Das "Rheingold" in der Inszenierung von Valentin Schwarz.
Das "Rheingold" in der Inszenierung von Valentin Schwarz. © Enrico Nawrath

Denn zusammen mit Riesen, Zwergen, Nixen sind auch die Götter hier Menschen wie du und ich - plus fettem Konto und der unvermeidlichen Nadelstreif- und Abendkleid-Dekadenz natürlich, wobei Wotans Geldadel eher unter "neureich" firmiert. In der Bücherwand herrscht Ordnung nach Farben, er selbst spielt lieber Tennis und trainiert den Bizeps.

Der Gesang lässt teils zu wünschen übrig

Egils Silins als Wotan macht Dienst nach Vorschrift, mit Schwächen im Parlando und in der Tiefe, wenig nuanciertem Vortrag - aber überraschend imposantem Schluss.
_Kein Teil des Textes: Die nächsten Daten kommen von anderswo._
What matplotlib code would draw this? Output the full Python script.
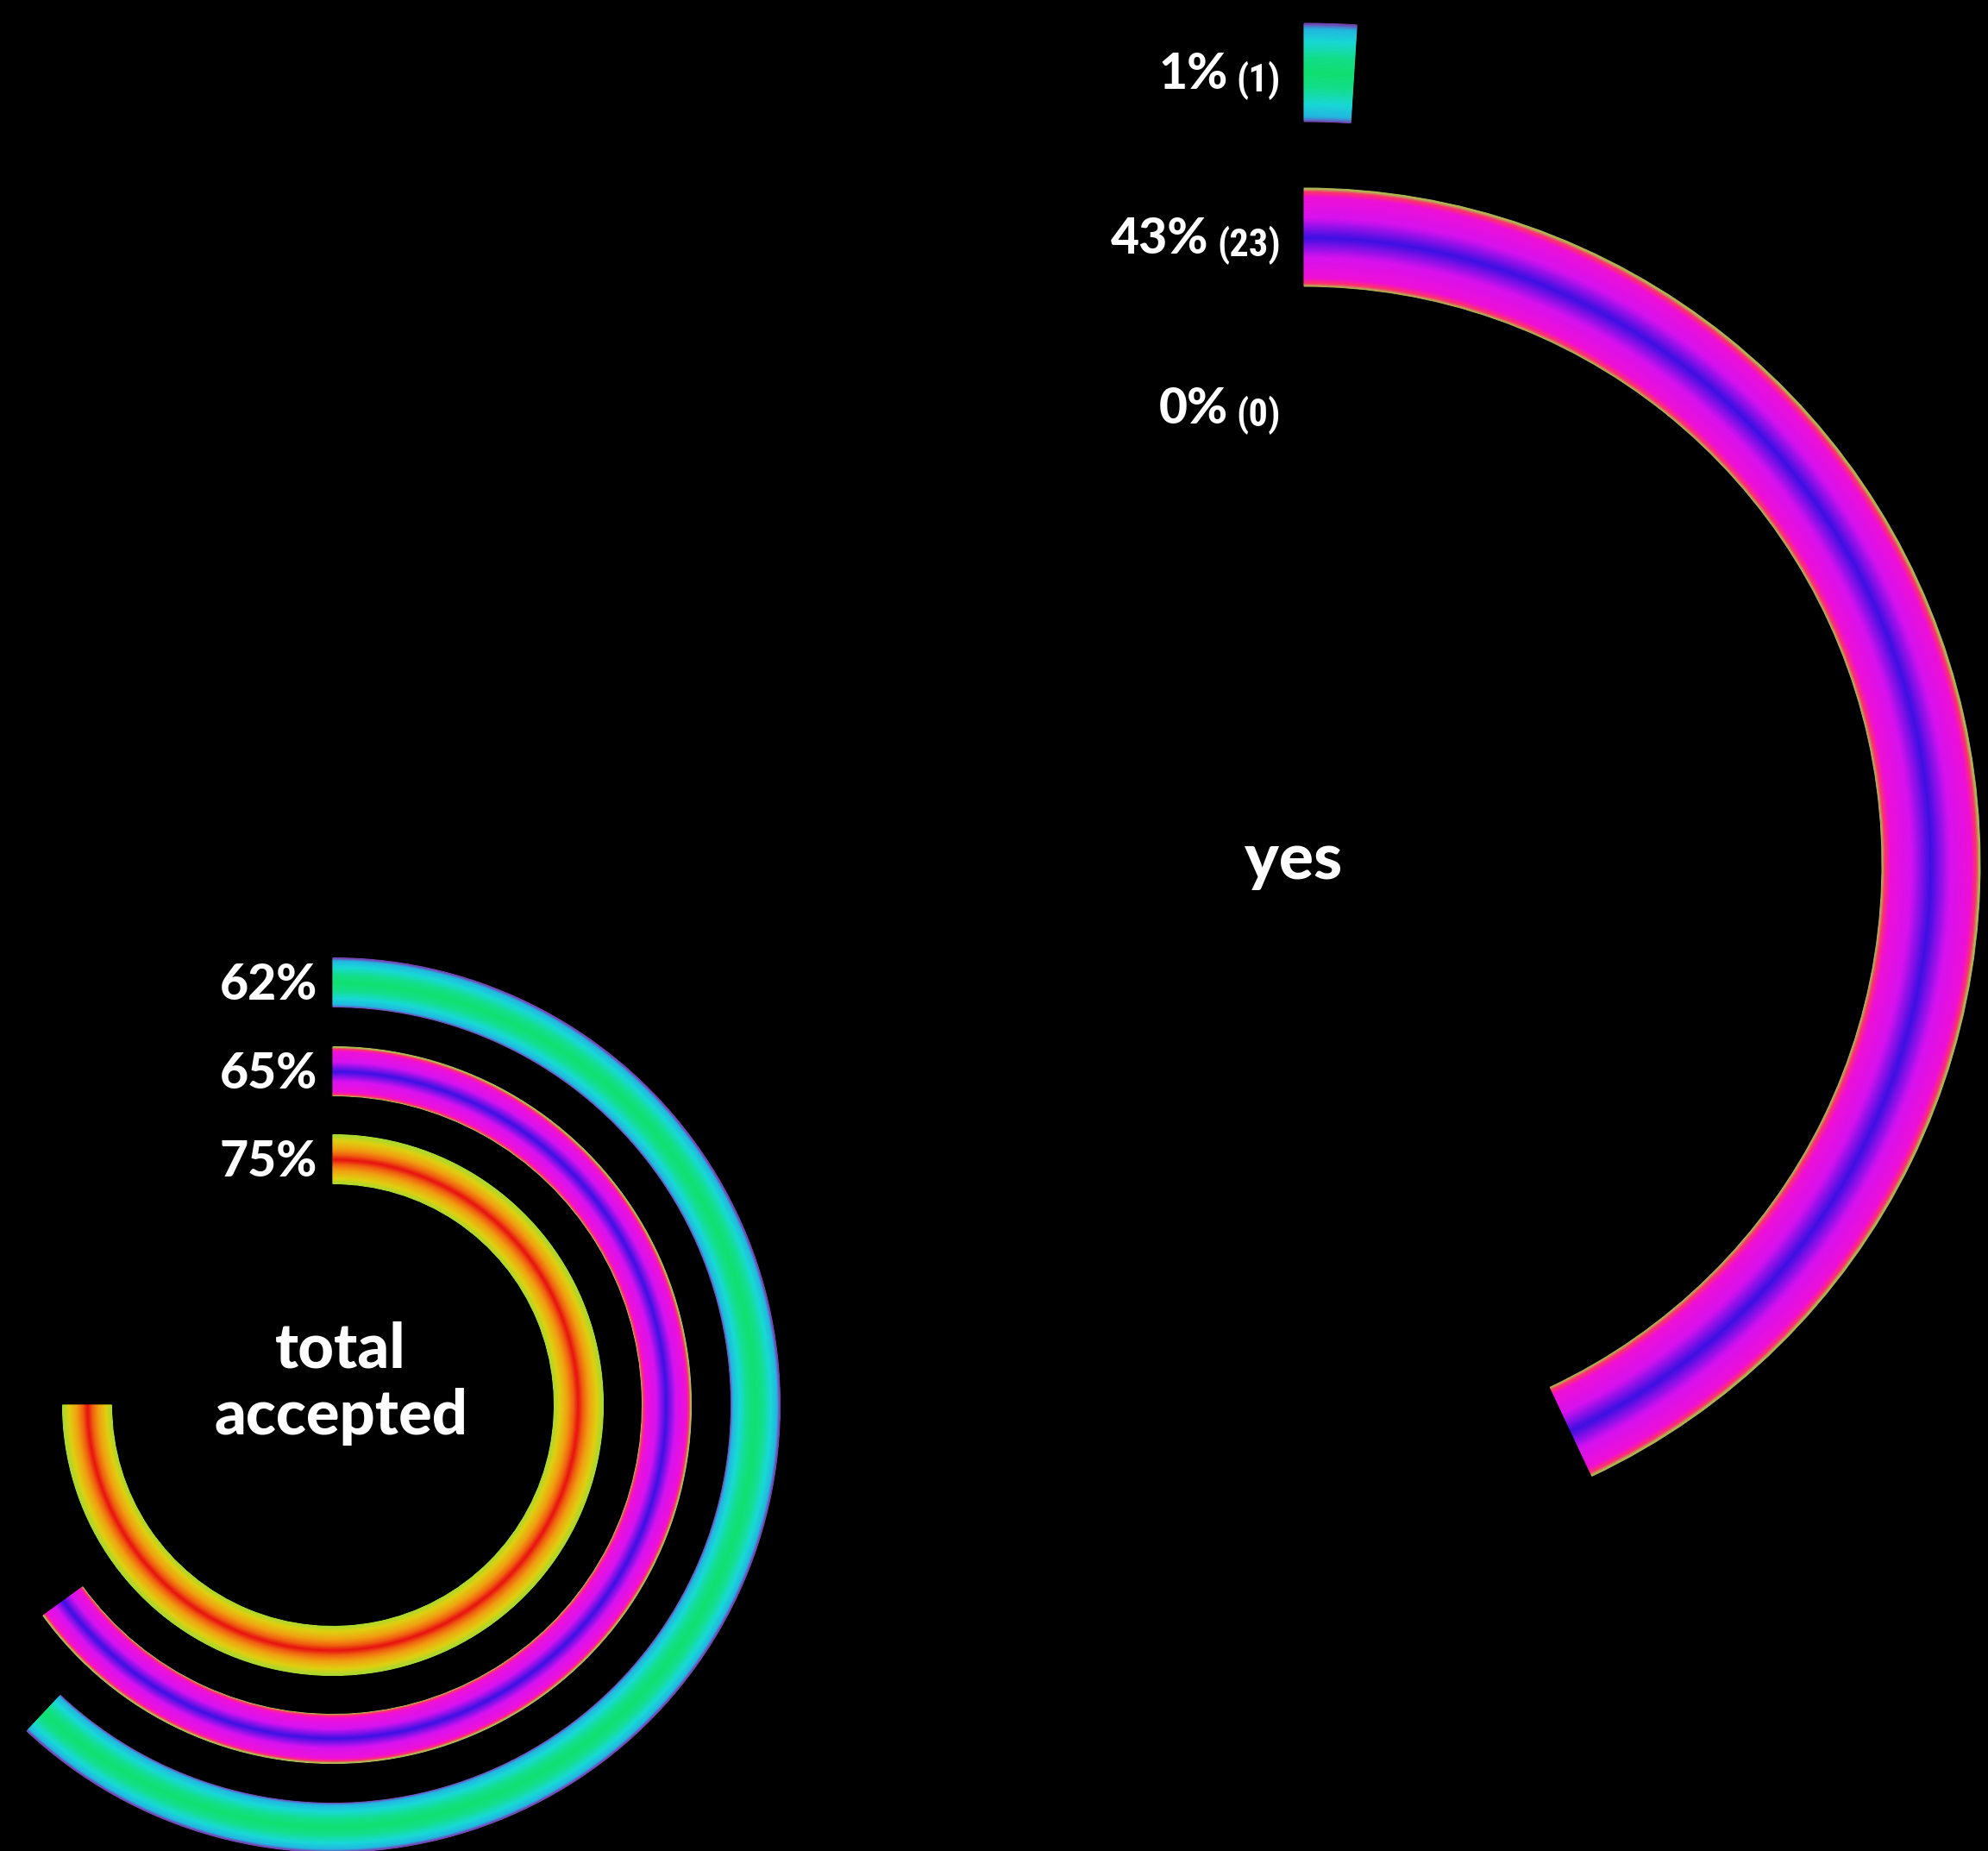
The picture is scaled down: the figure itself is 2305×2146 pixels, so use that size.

Sprachliche Defizite zeigt auch Olafur Sigurdarson, der als Alberich dennoch auf Anhieb zum Publikumsliebling avanciert.

Überhaupt ist dringend zu hoffen, dass diese Premiere nichts über das weltweite Niveau des Wagnergesangs im Jahr 2022 aussagt: Allgemein wird gestemmt, gepresst, gekräht und gewackelt, fallweise auch unter der erforderlichen Tonhöhe. Das meiste von dem, was man Ausdruck nennen möchte, erwächst aus spezifischen stimmlichen Mängeln. Immerhin zeigt Sigurdarson in seinen besten Momenten einen durchschlagskräftigen, zu Leidensexpression fähigen Bariton.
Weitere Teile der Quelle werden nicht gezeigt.